I spent half my life trying to capture lightning in a bottle. Scribbling secrets in spiral notebooks, sitting on the floor in my pajamas, trying to understand why time passes differently when you’re in love and why it stops dead when your heart is broken.
For years, I was told that my feelings were “too much.” Too loud, too frequent, too... feminine. I was told that I wrote breakup songs for teenage girls, as if adolescence wasn’t the time when you feel the world with the violence of a summer storm. I was told I played the victim, that I calculated too much, or not enough.
But I always suspected that behind the glitter, the rumors, and the brightly lit stadiums, we were all asking the same terrifying questions. The ones that keep you awake long after midnight.

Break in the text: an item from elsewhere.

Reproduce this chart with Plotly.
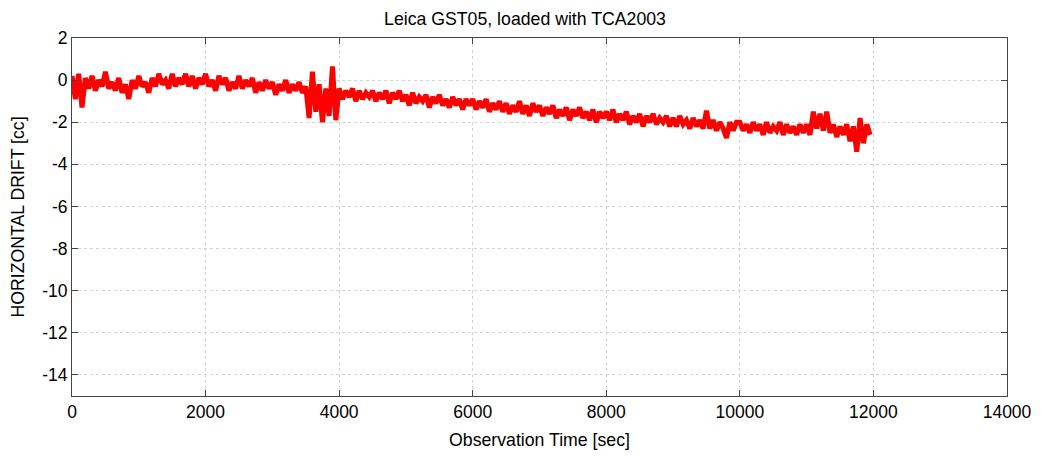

Why does the memory of a scarf left in a drawer weigh more heavily than an entire decade? Are we defined by those who love us, or by those who leave? Do we really become “clean” when the rain falls, or are we just wet?
This website imagines that these questions are not just “girls’ problems.” They are philosophers’ problems.
Discovering that my sleepless nights might resemble Kierkegaard’s theories or Nietzsche’s anxieties is both strange and strangely comforting. It’s as if the ghosts that haunt our hallways actually have university degrees.
It could be that I wasn’t just writing about a boy with blue eyes, but that, without knowing it, I was debating with Plato about illusion, arguing with Sartre about the gaze of others, and signing a pact with Destiny in red ink.
To those of you who grew up with these songs: don’t let anyone tell you that your intensity is a weakness. Your tears are ink. Your doubts are philosophy. And your ability to feel everything, right away, and too well, is perhaps your greatest power.
The only lesson I’ve learned, real or imagined, is that you never control the narrative. But with a good pen, you can at least write the ending song.
Apparently Kant loved the bridge in Cruel Summer.